Mortgage rescue can kill your credit rating
Most troubled homeowners don't realize that President Obama's entering a trial mortgage modification can actually hurt their credit. It's true that many people who apply for the president's plan are already delinquent in their mortgage payments, but being in a months-long trial period may only add to the pain. Under the president's plan, troubled borrowers can have their monthly mortgage payments reduced to 31% of their pre-tax income. Homeowners are first put in a trial modification for several months to prove they can handle the new commitment and to give the bank time to collect the necessary income and hardship verification documents. During this period, industry guidelines call for loan servicing companies to report borrowers to the credit bureaus according to their status before they entered the modification - either current or the number of days delinquent. However, borrowers' accounts are also designated with a code indicating they are in a partial payment plan.

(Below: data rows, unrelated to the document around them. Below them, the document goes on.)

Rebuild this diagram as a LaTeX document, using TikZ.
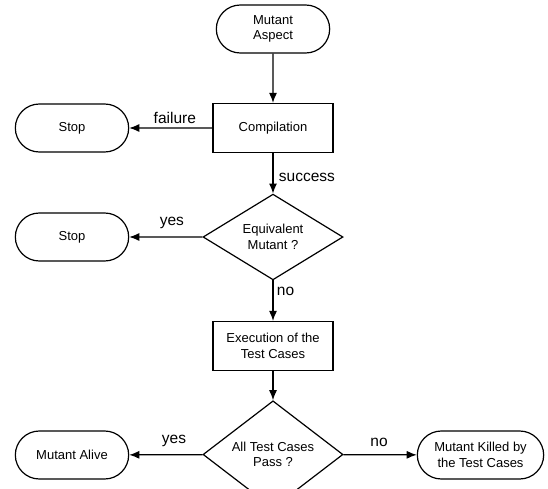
\documentclass[tikz,border=0pt]{standalone}
\usepackage{fontspec}
\setmainfont{Liberation Sans}
\usetikzlibrary{shapes.misc,shapes.geometric,arrows.meta}

\begin{document}
\begin{tikzpicture}[x=1pt, y=-1pt, line width=1.2pt,
 term/.style={rounded rectangle, draw, minimum width=120pt, minimum height=48pt, align=center, font=\fontsize{13}{15.5}\selectfont},
 proc/.style={rectangle, draw, minimum width=120pt, minimum height=49pt, align=center, font=\fontsize{13}{15.5}\selectfont},
 decide/.style={diamond, draw, minimum width=140pt, minimum height=67pt, inner sep=0pt, align=center, font=\fontsize{13}{15.5}\selectfont},
 lbl/.style={font=\fontsize{15.5}{18}\selectfont},
 flow/.style={-{Latex[length=10pt,width=8pt]}}]
 \useasboundingbox (0,0) rectangle (548,489);

 \draw node[term] (aspect) at (273,29) {Mutant\\Aspect};
 \draw node[proc] (comp) at (273,128) {Compilation};
 \draw node[term] (stop1) at (72,128) {Stop};
 \draw node[decide] (equiv) at (273,237) {Equivalent\\Mutant ?};
 \draw node[term] (stop2) at (72,237) {Stop};
 \draw node[proc] (exec) at (273,346) {Execution of the\\Test Cases};
 \draw node[decide] (pass) at (273,454.5) {All Test Cases\\Pass ?};
 \draw node[term] (alive) at (72,455) {Mutant Alive};
 \draw node[term, minimum width=133pt] (killed) at (480.5,455) {Mutant Killed by\\the Test Cases};

 \draw[flow] (aspect) -- (comp);

 \draw[flow] (comp) -- (stop1)
 node[midway, above, lbl, xshift=4pt] {failure};

 \draw[flow] (comp) -- (equiv)
 node[midway, right, lbl, xshift=2pt, yshift=-4pt] {success};

 \draw[flow] (equiv) -- (stop2)
 node[midway, above, lbl, xshift=6pt, yshift=4pt] {yes};

 \draw[flow] (equiv) -- (exec)
 node[midway, right, lbl, yshift=9pt] {no};

 \draw[flow] (exec) -- (pass);

 \draw[flow] (pass) -- (alive)
 node[midway, above, lbl, xshift=8pt, yshift=4pt] {yes};

 \draw[flow] (pass) -- (killed)
 node[midway, above, lbl, xshift=-1pt, yshift=4pt] {no};
\end{tikzpicture}
\end{document}
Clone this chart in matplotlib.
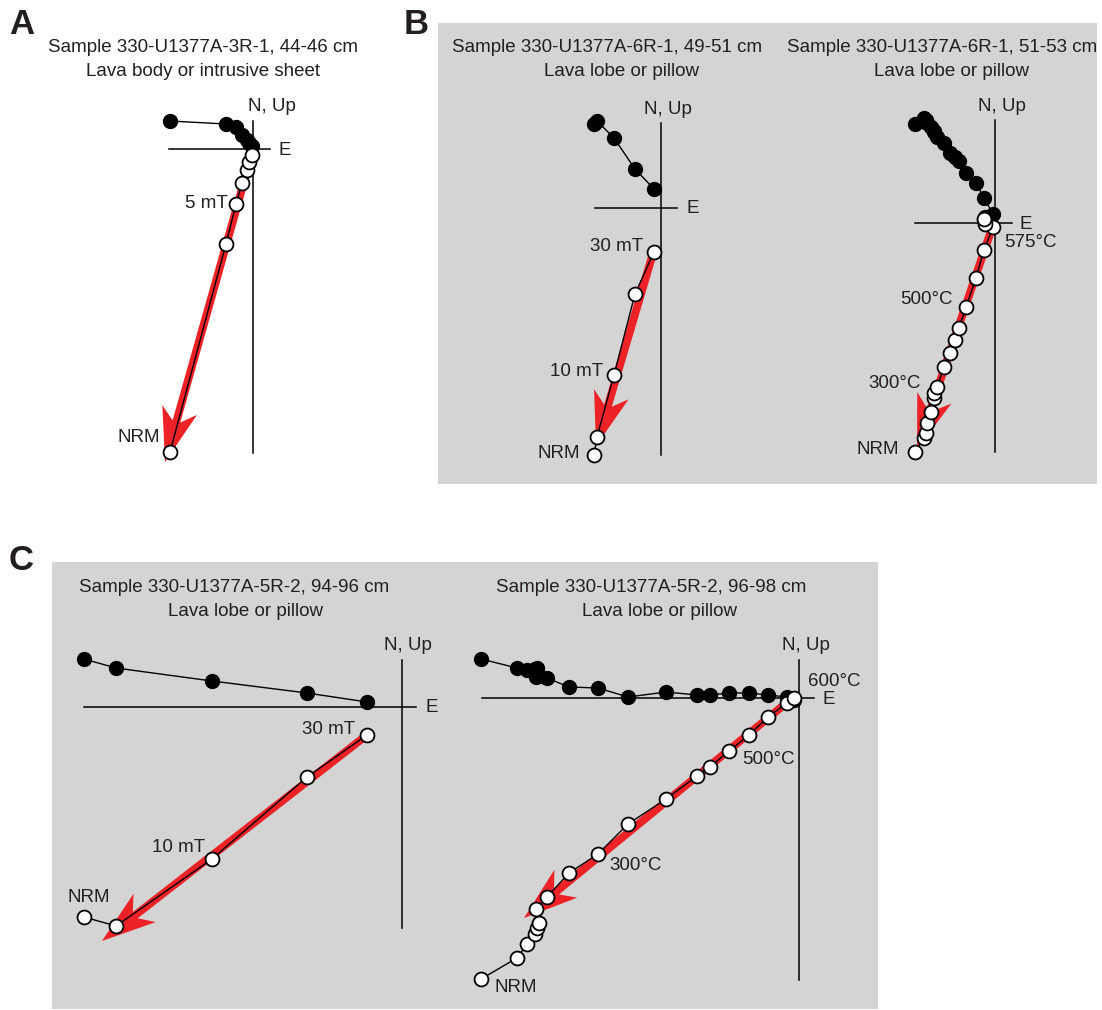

The coding alone can impact credit scores, which measure a consumer's financial health and range from 300 to 850 under the FICO system. The severity depends on how many payments the borrower missed before entering the program. Those who were current in their mortgages could see their scores fall up to 100 points, according to the Treasury Department.
Hi Eric;
Great post with super information about loan modification. Thank you for sharing.
Wow, that is pretty scary !! I wonder when our broken system will be mended.Every new path leads to more complications
And how does the plan affect those who were delinquent? Their scores are already shot, so does the modification make it worse?
Eric:
Sad but oh so true, its uncharted terrain.
Usually they need to be delinquent even before being "qualified".